In the video, posted on Facebook by Jasmine Edwards, Bloom repeatedly insists that Edwards must show her ID to confirm that she belongs at the pool, which she refused to do. She confirmed her address, and the police even confirmed that her key card to the pool granted her access — which prompted Bloom to suggest that cards had been stolen. “They kind of make their way around sometimes,” he says in the video.
Edwards tells the officers in no uncertain terms that she feels Bloom targeted her because of her race. “Nobody else was asked [for] their ID,” she explains. “I feel this is the racial profiling.

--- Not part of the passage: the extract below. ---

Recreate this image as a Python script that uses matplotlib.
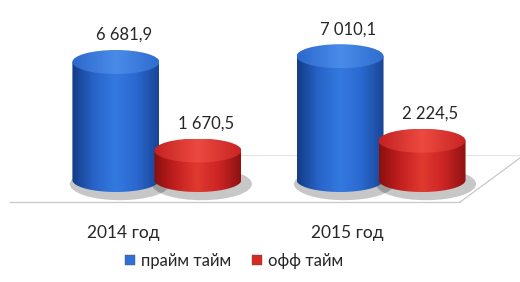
import numpy as np
import matplotlib.pyplot as plt
from matplotlib.patches import Polygon, Ellipse, Rectangle
from matplotlib.colors import LinearSegmentedColormap
import matplotlib.transforms as mtransforms

plt.rcParams['font.family'] = ['Lato', 'DejaVu Sans']

categories = ["2014 год", "2015 год"]
series = ["прайм тайм", "офф тайм"]
prime = [6681.9, 7010.1]
off = [1670.5, 2224.5]

body_colors = {
    "прайм тайм": ["#143c88", "#2864c8", "#3479e0", "#2a68cf", "#1a4596"],
    "офф тайм": ["#8a0f0f", "#c42020", "#e03a30", "#cc2424", "#8e1212"],
}
top_colors = {
    "прайм тайм": ["#2c68cc", "#4a8be8", "#2f6dd0"],
    "офф тайм": ["#c42222", "#ec4a40", "#c82424"],
}
legend_colors = {"прайм тайм": "#2f6fd6", "офф тайм": "#d42a22"}

fig = plt.figure(figsize=(5.2, 2.82), dpi=100)
ax = fig.add_axes([0, 0, 1, 1])
ax.axis('off')

xlim = (-0.70, 1.62)
ylim = (-5776, 10193)
ax.set_xlim(*xlim)
ax.set_ylim(*ylim)

px_x = (xlim[1] - xlim[0]) / 520.0
px_y = (ylim[1] - ylim[0]) / 282.0

bar_w = 87 * px_x
offset = 41 * px_x
ell_h = 24 * px_y


def fmt(v):
    s = f"{v:,.1f}"
    return s.replace(",", " ").replace(".", ",")


def cylinder(xc, h, name):
    x0, x1 = xc - bar_w / 2, xc + bar_w / 2
    # shadow
    ax.add_patch(Ellipse((xc + 4 * px_x, -4 * px_y), bar_w * 1.15, ell_h * 1.35,
                         facecolor="#000000", alpha=0.22, edgecolor="none", zorder=1))
    # body
    t = np.linspace(np.pi, 2 * np.pi, 60)
    bx = xc + bar_w / 2 * np.cos(t)
    by = ell_h / 2 * np.sin(t)
    verts = [(x0, h)] + list(zip(bx, by)) + [(x1, h)]
    body = Polygon(verts, closed=True, facecolor="none", edgecolor="none")
    ax.add_patch(body)
    cmap = LinearSegmentedColormap.from_list("b", body_colors[name])
    grad = np.linspace(0, 1, 200)[None, :]
    im = ax.imshow(grad, cmap=cmap, extent=[x0, x1, -ell_h, h], aspect='auto', zorder=2)
    im.set_clip_path(body)
    # top
    top = Ellipse((xc, h), bar_w, ell_h, facecolor="none", edgecolor="none")
    ax.add_patch(top)
    cmap2 = LinearSegmentedColormap.from_list("t", top_colors[name])
    im2 = ax.imshow(grad, cmap=cmap2, extent=[x0, x1, h - ell_h / 2, h + ell_h / 2],
                    aspect='auto', zorder=3)
    im2.set_clip_path(top)
    ax.annotate(fmt(h), (xc, h + ell_h / 2), xytext=(6, 5), textcoords='offset points',
                ha='center', va='bottom', fontsize=12, color="#262626", zorder=4)


# floor
floor_kw = dict(color="#c8c8c8", lw=0.9, transform=ax.transAxes, zorder=0)
ax.plot([0.02, 0.885], [1 - 202 / 282] * 2, **floor_kw)
ax.plot([0.885, 1.0], [1 - 202 / 282, 1 - 158 / 282], **floor_kw)
ax.plot([0.40, 1.0], [1 - 155 / 282] * 2, color="#e4e4e4", lw=0.8,
        transform=ax.transAxes, zorder=0)

for i in range(len(categories)):
    cylinder(i - offset, prime[i], series[0])
    cylinder(i + offset, off[i], series[1])
    ax.text(i - 0.15, 1 - 233 / 282, categories[i],
            transform=mtransforms.blended_transform_factory(ax.transData, ax.transAxes),
            ha='center', va='center', fontsize=12.5, color="#262626")

ax.set_xlim(*xlim)
ax.set_ylim(*ylim)

handles = [Rectangle((0, 0), 1, 1, facecolor=legend_colors[s], edgecolor="#555555", lw=0.3)
           for s in series]
fig.legend(handles, series, loc='center', bbox_to_anchor=(0.45, 1 - 261 / 282), ncol=2,
           frameon=False, fontsize=12, handlelength=0.6, handleheight=0.6,
           columnspacing=1.2, handletextpad=0.4, labelcolor="#262626")

fig.savefig("out.png", dpi=100)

I am the only black person here with my son in the pool… and he walked only to me to ask for my ID.”
She asks Bloom for an apology but he refuses.
Sonoco president and CEO Rob Tiede published an open letter Friday confirming that Bloom was no longer employed with the company.

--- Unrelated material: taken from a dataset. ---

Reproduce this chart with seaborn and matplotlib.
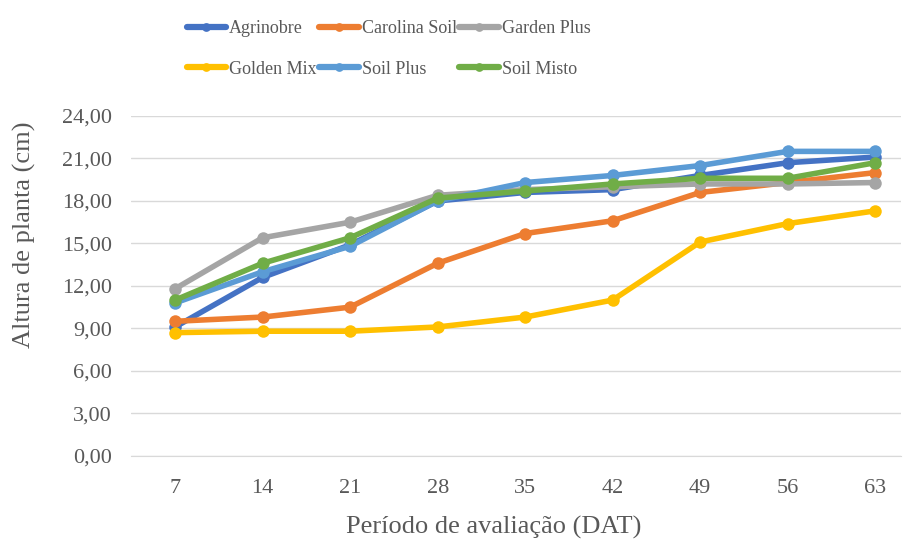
import pandas as pd
import seaborn as sns
from matplotlib import pyplot as plt
from matplotlib.ticker import FuncFormatter

# valores
dat = [7, 14, 21, 28, 35, 42, 49, 56, 63]
agrinobre = [9.1, 12.6, 14.9, 18.0, 18.6, 18.8, 19.8, 20.7, 21.1]
carolina_soil = [9.5, 9.8, 10.5, 13.6, 15.7, 16.6, 18.6, 19.3, 20.0]
garden_plus = [11.8, 15.4, 16.5, 18.4, 18.8, 19.0, 19.2, 19.2, 19.3]
golden_mix = [8.7, 8.8, 8.8, 9.1, 9.8, 11.0, 15.1, 16.4, 17.3]
soil_plus = [10.8, 13.0, 14.8, 18.0, 19.3, 19.8, 20.5, 21.5, 21.5]
soil_misto = [11.0, 13.6, 15.4, 18.2, 18.7, 19.2, 19.6, 19.6, 20.7]

series = {
    "Agrinobre": agrinobre,
    "Carolina Soil": carolina_soil,
    "Garden Plus": garden_plus,
    "Golden Mix": golden_mix,
    "Soil Plus": soil_plus,
    "Soil Misto": soil_misto,
}
cores = ["#4472C4", "#ED7D31", "#A5A5A5", "#FFC000", "#5B9BD5", "#70AD47"]

df = pd.concat(
    [pd.DataFrame({"idx": range(len(dat)), "altura": v, "substrato": k})
     for k, v in series.items()],
    ignore_index=True)

sns.set_style("white")
plt.rcParams['font.family'] = ['Liberation Serif', 'DejaVu Serif']
txt = "#595959"

fig = plt.figure(figsize=(9.06, 5.42), dpi=100)
ax = fig.add_axes([0.145, 0.159, 0.85, 0.627])

sns.lineplot(data=df, x="idx", y="altura", hue="substrato",
             palette=cores, marker="o", markersize=9, markeredgewidth=0,
             linewidth=4, dashes=False, ax=ax, legend=True)

ax.set_xlim(-0.5, 8.3)
ax.set_ylim(0, 24)
ax.set_yticks(range(0, 25, 3))
ax.yaxis.set_major_formatter(FuncFormatter(lambda v, p: f"{v:.2f}".replace(".", ",")))
ax.set_xticks(range(len(dat)))
ax.set_xticklabels([str(d) for d in dat])
ax.grid(axis="y", color="#D9D9D9", linewidth=1)
ax.set_axisbelow(True)
for s in ["top", "right", "left"]:
    ax.spines[s].set_visible(False)
ax.spines["bottom"].set_color("#D9D9D9")
ax.tick_params(axis="both", colors=txt, labelsize=16, length=0)
ax.tick_params(axis="x", pad=17)
ax.tick_params(axis="y", pad=14)

ax.set_xlabel("Período de avaliação (DAT)", fontsize=19, color=txt)
ax.set_ylabel("Altura de planta (cm)", fontsize=19, color=txt)
ax.xaxis.set_label_coords(0.471, -0.176)
ax.yaxis.set_label_coords(-0.124, 0.65)

h, l = ax.get_legend_handles_labels()
ax.get_legend().remove()
# preencher por linhas (matplotlib preenche por colunas)
ordem = [0, 3, 1, 4, 2, 5]
leg = fig.legend([h[i] for i in ordem], [l[i] for i in ordem],
                 loc="upper left", bbox_to_anchor=(0.188, 0.993), ncol=3,
                 frameon=False, fontsize=13, labelcolor=txt, handlelength=2.2,
                 handletextpad=0.15, columnspacing=0.15, labelspacing=1.3,
                 markerscale=0.7)
for ln in leg.get_lines():
    ln.set_linewidth(4.5)

plt.savefig("out.png", dpi=100)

“The well-documented incident, which involves activities at a neighborhood pool over the 4th of July, in no way reflects the core values of our company,” he wrote. “To that end, effective immediately, the employee involved in this incident is no longer employed by the company in any respect. ”
“We extend our sincerest apologies to all who have been rightfully upset and directly impacted by this unacceptable incident, especially Ms. Edwards and her family,” he added.
The Glenridge Homeowners’ Association also put out a statement Thursday afternoon confirming that it had accepted Bloom’s resignation as pool chair and as a board member, effective immediately.
“We sincerely regret that an incident occurred yesterday at our community pool that left neighbors feeling racially profiled,” they wrote. “In confronting and calling the police on one of our neighbors, the pool chair escalated a situation in a way that does not reflect the inclusive values Glenridge seeks to uphold as a community.”
The HOA also announced that it has re-instituted a sign-in sheet at the pool “to make sure no resident feels singled out again.”
Bloom has refused to speak publicly about the incident. When WXII 12 News reporters emailed him, he didn’t respond, and when they came to his door, he — ironically — called the police on them.
Bloom’s attorney, John Vermitsky, tried to pass the buck by suggesting to the Winston-Salem Journal that prior to the video being recorded, a female member of the pool had approached Bloom about whether Edwards was a member. It was his job as pool chairman, Vermisky claimed, to check her credentials. “Nothing about his resignation implies that he did anything wrong,” Vermitsky said.
The video is just the latest in a series of recent incidents in which white people unnecessarily called the cops because on black people who were engaging in perfectly innocent and legal activities, like having a cookout in a park, napping in a dorm common room, mowing the lawn, or selling water on the street.